> [DATASET EXTRACT]:
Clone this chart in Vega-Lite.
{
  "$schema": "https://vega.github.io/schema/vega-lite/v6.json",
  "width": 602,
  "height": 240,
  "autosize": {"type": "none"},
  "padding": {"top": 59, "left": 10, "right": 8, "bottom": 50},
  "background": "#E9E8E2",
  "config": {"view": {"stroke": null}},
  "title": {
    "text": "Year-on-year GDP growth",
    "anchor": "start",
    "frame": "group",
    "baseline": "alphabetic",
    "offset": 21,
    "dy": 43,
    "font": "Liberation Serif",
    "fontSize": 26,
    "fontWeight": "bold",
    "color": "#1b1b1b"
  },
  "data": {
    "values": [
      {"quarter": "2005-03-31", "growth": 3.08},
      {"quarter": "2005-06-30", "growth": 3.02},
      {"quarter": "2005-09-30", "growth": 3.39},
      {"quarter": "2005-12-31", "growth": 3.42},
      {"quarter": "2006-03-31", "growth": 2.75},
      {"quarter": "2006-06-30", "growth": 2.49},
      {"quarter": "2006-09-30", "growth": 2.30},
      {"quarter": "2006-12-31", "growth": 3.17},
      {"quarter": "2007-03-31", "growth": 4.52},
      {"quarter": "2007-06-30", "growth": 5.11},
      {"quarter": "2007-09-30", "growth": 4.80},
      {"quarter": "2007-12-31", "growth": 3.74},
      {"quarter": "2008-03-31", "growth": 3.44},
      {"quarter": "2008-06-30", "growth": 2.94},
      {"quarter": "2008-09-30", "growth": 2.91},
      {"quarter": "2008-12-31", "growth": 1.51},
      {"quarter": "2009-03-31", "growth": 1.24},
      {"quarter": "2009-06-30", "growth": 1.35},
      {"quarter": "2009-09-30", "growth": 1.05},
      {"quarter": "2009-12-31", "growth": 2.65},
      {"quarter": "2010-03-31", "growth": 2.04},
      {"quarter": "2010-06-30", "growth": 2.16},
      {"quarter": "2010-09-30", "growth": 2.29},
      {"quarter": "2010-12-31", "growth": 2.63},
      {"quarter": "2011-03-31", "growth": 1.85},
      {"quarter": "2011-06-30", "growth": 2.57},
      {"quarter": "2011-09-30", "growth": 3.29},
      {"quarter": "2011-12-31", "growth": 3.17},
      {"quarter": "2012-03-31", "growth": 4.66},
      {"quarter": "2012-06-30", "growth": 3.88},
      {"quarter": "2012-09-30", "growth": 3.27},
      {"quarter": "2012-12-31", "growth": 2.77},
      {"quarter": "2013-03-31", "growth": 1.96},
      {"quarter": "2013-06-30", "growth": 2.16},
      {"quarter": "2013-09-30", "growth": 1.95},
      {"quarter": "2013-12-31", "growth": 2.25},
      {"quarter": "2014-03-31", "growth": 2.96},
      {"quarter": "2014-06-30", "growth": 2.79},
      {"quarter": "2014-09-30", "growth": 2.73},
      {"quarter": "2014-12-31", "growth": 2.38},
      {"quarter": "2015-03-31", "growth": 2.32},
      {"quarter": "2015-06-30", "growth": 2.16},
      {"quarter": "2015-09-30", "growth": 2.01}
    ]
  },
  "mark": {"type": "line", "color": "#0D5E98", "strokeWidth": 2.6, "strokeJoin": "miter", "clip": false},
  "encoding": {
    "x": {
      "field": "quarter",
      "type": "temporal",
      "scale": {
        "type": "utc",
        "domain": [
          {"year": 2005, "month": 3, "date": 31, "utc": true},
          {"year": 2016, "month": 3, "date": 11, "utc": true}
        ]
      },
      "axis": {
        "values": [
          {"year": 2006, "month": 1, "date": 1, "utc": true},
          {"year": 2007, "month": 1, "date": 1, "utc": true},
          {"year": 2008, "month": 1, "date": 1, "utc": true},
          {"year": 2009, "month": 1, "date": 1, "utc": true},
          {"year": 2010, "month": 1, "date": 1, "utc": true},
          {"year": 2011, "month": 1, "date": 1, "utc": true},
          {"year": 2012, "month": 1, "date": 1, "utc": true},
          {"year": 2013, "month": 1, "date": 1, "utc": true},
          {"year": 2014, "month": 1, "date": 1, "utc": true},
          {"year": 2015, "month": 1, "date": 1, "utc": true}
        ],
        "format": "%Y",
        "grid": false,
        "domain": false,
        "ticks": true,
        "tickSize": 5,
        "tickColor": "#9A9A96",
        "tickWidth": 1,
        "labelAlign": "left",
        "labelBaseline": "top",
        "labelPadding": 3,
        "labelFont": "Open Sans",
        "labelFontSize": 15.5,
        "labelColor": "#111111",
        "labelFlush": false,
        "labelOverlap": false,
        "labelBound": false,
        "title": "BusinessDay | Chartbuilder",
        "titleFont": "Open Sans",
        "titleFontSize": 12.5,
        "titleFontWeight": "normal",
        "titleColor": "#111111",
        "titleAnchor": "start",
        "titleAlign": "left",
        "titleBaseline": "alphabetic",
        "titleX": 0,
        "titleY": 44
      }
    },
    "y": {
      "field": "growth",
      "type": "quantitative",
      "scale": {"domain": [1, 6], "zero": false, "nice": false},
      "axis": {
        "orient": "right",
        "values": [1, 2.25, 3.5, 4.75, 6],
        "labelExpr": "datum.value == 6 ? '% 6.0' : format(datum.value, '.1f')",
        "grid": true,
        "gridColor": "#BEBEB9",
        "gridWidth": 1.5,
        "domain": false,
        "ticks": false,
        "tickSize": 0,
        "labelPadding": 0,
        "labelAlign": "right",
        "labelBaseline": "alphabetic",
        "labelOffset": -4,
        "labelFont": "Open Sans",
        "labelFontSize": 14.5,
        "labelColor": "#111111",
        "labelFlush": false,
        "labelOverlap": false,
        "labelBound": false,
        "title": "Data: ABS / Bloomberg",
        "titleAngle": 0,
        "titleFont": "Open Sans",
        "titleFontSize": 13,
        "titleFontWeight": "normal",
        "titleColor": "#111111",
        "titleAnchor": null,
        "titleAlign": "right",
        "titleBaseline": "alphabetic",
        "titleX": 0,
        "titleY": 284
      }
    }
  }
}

> [PROBLEM REQUIREMENTS]:
Return the material in full, exactly as shown.

> [WORKED SOLUTION]:
Clone this chart in Vega-Lite.
{
  "$schema": "https://vega.github.io/schema/vega-lite/v6.json",
  "width": 602,
  "height": 240,
  "autosize": {"type": "none"},
  "padding": {"top": 59, "left": 10, "right": 8, "bottom": 50},
  "background": "#E9E8E2",
  "config": {"view": {"stroke": null}},
  "title": {
    "text": "Year-on-year GDP growth",
    "anchor": "start",
    "frame": "group",
    "baseline": "alphabetic",
    "offset": 21,
    "dy": 43,
    "font": "Liberation Serif",
    "fontSize": 26,
    "fontWeight": "bold",
    "color": "#1b1b1b"
  },
  "data": {
    "values": [
      {"quarter": "2005-03-31", "growth": 3.08},
      {"quarter": "2005-06-30", "growth": 3.02},
      {"quarter": "2005-09-30", "growth": 3.39},
      {"quarter": "2005-12-31", "growth": 3.42},
      {"quarter": "2006-03-31", "growth": 2.75},
      {"quarter": "2006-06-30", "growth": 2.49},
      {"quarter": "2006-09-30", "growth": 2.30},
      {"quarter": "2006-12-31", "growth": 3.17},
      {"quarter": "2007-03-31", "growth": 4.52},
      {"quarter": "2007-06-30", "growth": 5.11},
      {"quarter": "2007-09-30", "growth": 4.80},
      {"quarter": "2007-12-31", "growth": 3.74},
      {"quarter": "2008-03-31", "growth": 3.44},
      {"quarter": "2008-06-30", "growth": 2.94},
      {"quarter": "2008-09-30", "growth": 2.91},
      {"quarter": "2008-12-31", "growth": 1.51},
      {"quarter": "2009-03-31", "growth": 1.24},
      {"quarter": "2009-06-30", "growth": 1.35},
      {"quarter": "2009-09-30", "growth": 1.05},
      {"quarter": "2009-12-31", "growth": 2.65},
      {"quarter": "2010-03-31", "growth": 2.04},
      {"quarter": "2010-06-30", "growth": 2.16},
      {"quarter": "2010-09-30", "growth": 2.29},
      {"quarter": "2010-12-31", "growth": 2.63},
      {"quarter": "2011-03-31", "growth": 1.85},
      {"quarter": "2011-06-30", "growth": 2.57},
      {"quarter": "2011-09-30", "growth": 3.29},
      {"quarter": "2011-12-31", "growth": 3.17},
      {"quarter": "2012-03-31", "growth": 4.66},
      {"quarter": "2012-06-30", "growth": 3.88},
      {"quarter": "2012-09-30", "growth": 3.27},
      {"quarter": "2012-12-31", "growth": 2.77},
      {"quarter": "2013-03-31", "growth": 1.96},
      {"quarter": "2013-06-30", "growth": 2.16},
      {"quarter": "2013-09-30", "growth": 1.95},
      {"quarter": "2013-12-31", "growth": 2.25},
      {"quarter": "2014-03-31", "growth": 2.96},
      {"quarter": "2014-06-30", "growth": 2.79},
      {"quarter": "2014-09-30", "growth": 2.73},
      {"quarter": "2014-12-31", "growth": 2.38},
      {"quarter": "2015-03-31", "growth": 2.32},
      {"quarter": "2015-06-30", "growth": 2.16},
      {"quarter": "2015-09-30", "growth": 2.01}
    ]
  },
  "mark": {"type": "line", "color": "#0D5E98", "strokeWidth": 2.6, "strokeJoin": "miter", "clip": false},
  "encoding": {
    "x": {
      "field": "quarter",
      "type": "temporal",
      "scale": {
        "type": "utc",
        "domain": [
          {"year": 2005, "month": 3, "date": 31, "utc": true},
          {"year": 2016, "month": 3, "date": 11, "utc": true}
        ]
      },
      "axis": {
        "values": [
          {"year": 2006, "month": 1, "date": 1, "utc": true},
          {"year": 2007, "month": 1, "date": 1, "utc": true},
          {"year": 2008, "month": 1, "date": 1, "utc": true},
          {"year": 2009, "month": 1, "date": 1, "utc": true},
          {"year": 2010, "month": 1, "date": 1, "utc": true},
          {"year": 2011, "month": 1, "date": 1, "utc": true},
          {"year": 2012, "month": 1, "date": 1, "utc": true},
          {"year": 2013, "month": 1, "date": 1, "utc": true},
          {"year": 2014, "month": 1, "date": 1, "utc": true},
          {"year": 2015, "month": 1, "date": 1, "utc": true}
        ],
        "format": "%Y",
        "grid": false,
        "domain": false,
        "ticks": true,
        "tickSize": 5,
        "tickColor": "#9A9A96",
        "tickWidth": 1,
        "labelAlign": "left",
        "labelBaseline": "top",
        "labelPadding": 3,
        "labelFont": "Open Sans",
        "labelFontSize": 15.5,
        "labelColor": "#111111",
        "labelFlush": false,
        "labelOverlap": false,
        "labelBound": false,
        "title": "BusinessDay | Chartbuilder",
        "titleFont": "Open Sans",
        "titleFontSize": 12.5,
        "titleFontWeight": "normal",
        "titleColor": "#111111",
        "titleAnchor": "start",
        "titleAlign": "left",
        "titleBaseline": "alphabetic",
        "titleX": 0,
        "titleY": 44
      }
    },
    "y": {
      "field": "growth",
      "type": "quantitative",
      "scale": {"domain": [1, 6], "zero": false, "nice": false},
      "axis": {
        "orient": "right",
        "values": [1, 2.25, 3.5, 4.75, 6],
        "labelExpr": "datum.value == 6 ? '% 6.0' : format(datum.value, '.1f')",
        "grid": true,
        "gridColor": "#BEBEB9",
        "gridWidth": 1.5,
        "domain": false,
        "ticks": false,
        "tickSize": 0,
        "labelPadding": 0,
        "labelAlign": "right",
        "labelBaseline": "alphabetic",
        "labelOffset": -4,
        "labelFont": "Open Sans",
        "labelFontSize": 14.5,
        "labelColor": "#111111",
        "labelFlush": false,
        "labelOverlap": false,
        "labelBound": false,
        "title": "Data: ABS / Bloomberg",
        "titleAngle": 0,
        "titleFont": "Open Sans",
        "titleFontSize": 13,
        "titleFontWeight": "normal",
        "titleColor": "#111111",
        "titleAnchor": null,
        "titleAlign": "right",
        "titleBaseline": "alphabetic",
        "titleX": 0,
        "titleY": 284
      }
    }
  }
}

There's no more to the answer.